:: Supplied data ::
## begin
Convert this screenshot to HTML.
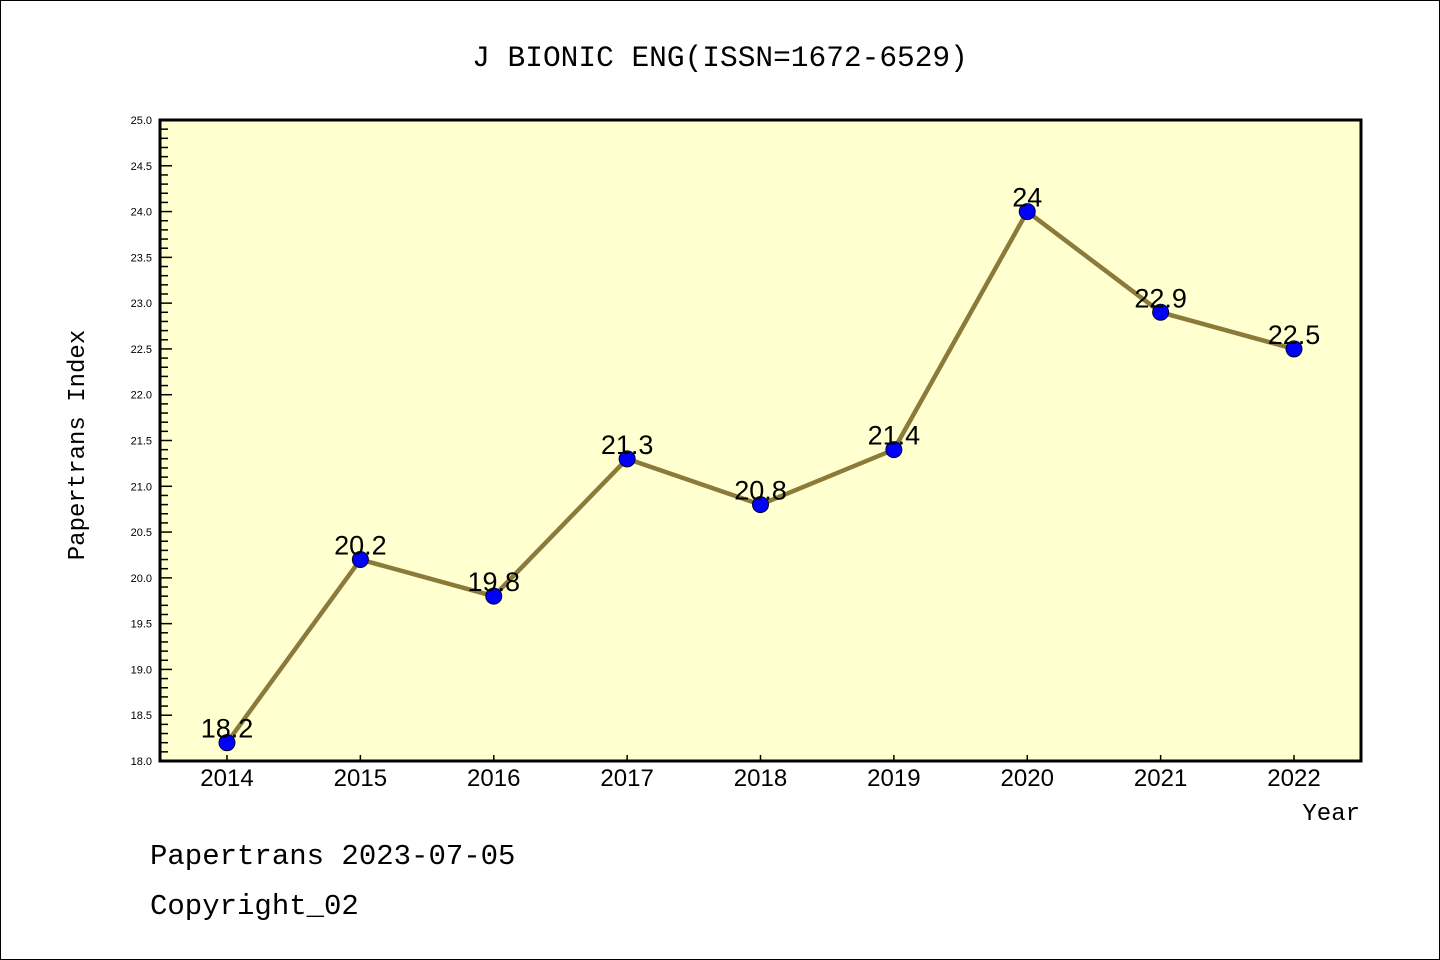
<!DOCTYPE html>
<html><head><meta charset="utf-8"><style>
html,body{margin:0;padding:0;background:#fff}
svg{display:block}
.mono{font-family:"Liberation Mono","WenQuanYi Zen Hei",monospace}
.sans{font-family:"Liberation Sans","WenQuanYi Zen Hei",sans-serif}
</style></head><body>
<svg id="chart" width="1440" height="960" xmlns="http://www.w3.org/2000/svg">
<rect x="0.5" y="0.5" width="1439" height="959" fill="#fff" stroke="#000"/>
<text x="720" y="66" text-anchor="middle" font-size="29.5" class="mono">J BIONIC ENG(ISSN=1672-6529)</text>
<rect x="160" y="120" width="1201" height="641" fill="#ffffd0"/>
<g id="yaxis"></g>
<g id="xaxis"></g>
<g id="series"></g>
<rect x="160" y="120" width="1201" height="641" fill="none" stroke="#000" stroke-width="3"/>
<text transform="translate(84,445) rotate(-90)" text-anchor="middle" font-size="24" class="mono">Papertrans Index</text>
<text x="1360" y="820" text-anchor="end" font-size="24" class="mono">Year</text>
<text x="150" y="864" font-size="29" class="mono">Papertrans 2023-07-05</text>
<text x="150" y="914" font-size="29" class="mono">Copyright_02</text>
</svg>
<script>
const categories=["2014","2015","2016","2017","2018","2019","2020","2021","2022"];
const values=[18.2,20.2,19.8,21.3,20.8,21.4,24,22.9,22.5];
const yTickLabels=["18.0","18.5","19.0","19.5","20.0","20.5","21.0","21.5","22.0","22.5","23.0","23.5","24.0","24.5","25.0"];
const yMin=18,yMax=25;
const NS="http://www.w3.org/2000/svg";
const x0=227,x1=1294,plotTop=120,plotBot=761;
function xs(i){return x0+(x1-x0)*i/(categories.length-1);}
function ys(v){return plotBot-(v-yMin)*(plotBot-plotTop)/(yMax-yMin);}
function mk(tag,attrs,parent){const e=document.createElementNS(NS,tag);for(const k in attrs)e.setAttribute(k,attrs[k]);parent.appendChild(e);return e;}
const ya=document.getElementById('yaxis'),xa=document.getElementById('xaxis'),sg=document.getElementById('series');
for(let k=0;k<=70;k++){const v=yMin+k*0.1;const y=ys(v);const major=k%5===0;
 const t=mk('line',{x1:160,x2:major?172:168,y1:y,y2:y,stroke:'#000','stroke-width':1.5},ya);
 
 }
yTickLabels.forEach(l=>{const t=mk('text',{x:152,y:ys(parseFloat(l))+4,'text-anchor':'end','font-size':11,class:'sans'},ya);t.textContent=l;
 
 });
categories.forEach((c,i)=>{const x=xs(i);
 const t=mk('line',{x1:x,x2:x,y1:plotBot-6,y2:plotBot,stroke:'#000','stroke-width':1.5},xa);
 
 
 const l=mk('text',{x:x,y:786,'text-anchor':'middle','font-size':24,class:'sans'},xa);l.textContent=c;
 
 });
const pts=values.map((v,i)=>xs(i)+','+ys(v)).join(' ');
const pl=mk('polyline',{points:pts,fill:'none',stroke:'#8b7a3a','stroke-width':4.5,'stroke-linejoin':'round'},sg);


values.forEach((v,i)=>{const c=mk('circle',{cx:xs(i),cy:ys(v),r:8,fill:'#0000ff',stroke:'#000033','stroke-width':1},sg);
 
 
 const t=mk('text',{x:xs(i),y:ys(v)-5,'text-anchor':'middle','font-size':27,class:'sans'},sg);t.textContent=String(v);
 
 });
</script>
</body></html>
## end
:: Exercise ::
Each line of the data is to be duplicated exactly; pictures stay out of the copy.

:: Written response ::
Convert this screenshot to HTML.
<!DOCTYPE html>
<html><head><meta charset="utf-8"><style>
html,body{margin:0;padding:0;background:#fff}
svg{display:block}
.mono{font-family:"Liberation Mono","WenQuanYi Zen Hei",monospace}
.sans{font-family:"Liberation Sans","WenQuanYi Zen Hei",sans-serif}
</style></head><body>
<svg id="chart" width="1440" height="960" xmlns="http://www.w3.org/2000/svg">
<rect x="0.5" y="0.5" width="1439" height="959" fill="#fff" stroke="#000"/>
<text x="720" y="66" text-anchor="middle" font-size="29.5" class="mono">J BIONIC ENG(ISSN=1672-6529)</text>
<rect x="160" y="120" width="1201" height="641" fill="#ffffd0"/>
<g id="yaxis"></g>
<g id="xaxis"></g>
<g id="series"></g>
<rect x="160" y="120" width="1201" height="641" fill="none" stroke="#000" stroke-width="3"/>
<text transform="translate(84,445) rotate(-90)" text-anchor="middle" font-size="24" class="mono">Papertrans Index</text>
<text x="1360" y="820" text-anchor="end" font-size="24" class="mono">Year</text>
<text x="150" y="864" font-size="29" class="mono">Papertrans 2023-07-05</text>
<text x="150" y="914" font-size="29" class="mono">Copyright_02</text>
</svg>
<script>
const categories=["2014","2015","2016","2017","2018","2019","2020","2021","2022"];
const values=[18.2,20.2,19.8,21.3,20.8,21.4,24,22.9,22.5];
const yTickLabels=["18.0","18.5","19.0","19.5","20.0","20.5","21.0","21.5","22.0","22.5","23.0","23.5","24.0","24.5","25.0"];
const yMin=18,yMax=25;
const NS="http://www.w3.org/2000/svg";
const x0=227,x1=1294,plotTop=120,plotBot=761;
function xs(i){return x0+(x1-x0)*i/(categories.length-1);}
function ys(v){return plotBot-(v-yMin)*(plotBot-plotTop)/(yMax-yMin);}
function mk(tag,attrs,parent){const e=document.createElementNS(NS,tag);for(const k in attrs)e.setAttribute(k,attrs[k]);parent.appendChild(e);return e;}
const ya=document.getElementById('yaxis'),xa=document.getElementById('xaxis'),sg=document.getElementById('series');
for(let k=0;k<=70;k++){const v=yMin+k*0.1;const y=ys(v);const major=k%5===0;
 const t=mk('line',{x1:160,x2:major?172:168,y1:y,y2:y,stroke:'#000','stroke-width':1.5},ya);
 
 }
yTickLabels.forEach(l=>{const t=mk('text',{x:152,y:ys(parseFloat(l))+4,'text-anchor':'end','font-size':11,class:'sans'},ya);t.textContent=l;
 
 });
categories.forEach((c,i)=>{const x=xs(i);
 const t=mk('line',{x1:x,x2:x,y1:plotBot-6,y2:plotBot,stroke:'#000','stroke-width':1.5},xa);
 
 
 const l=mk('text',{x:x,y:786,'text-anchor':'middle','font-size':24,class:'sans'},xa);l.textContent=c;
 
 });
const pts=values.map((v,i)=>xs(i)+','+ys(v)).join(' ');
const pl=mk('polyline',{points:pts,fill:'none',stroke:'#8b7a3a','stroke-width':4.5,'stroke-linejoin':'round'},sg);


values.forEach((v,i)=>{const c=mk('circle',{cx:xs(i),cy:ys(v),r:8,fill:'#0000ff',stroke:'#000033','stroke-width':1},sg);
 
 
 const t=mk('text',{x:xs(i),y:ys(v)-5,'text-anchor':'middle','font-size':27,class:'sans'},sg);t.textContent=String(v);
 
 });
</script>
</body></html>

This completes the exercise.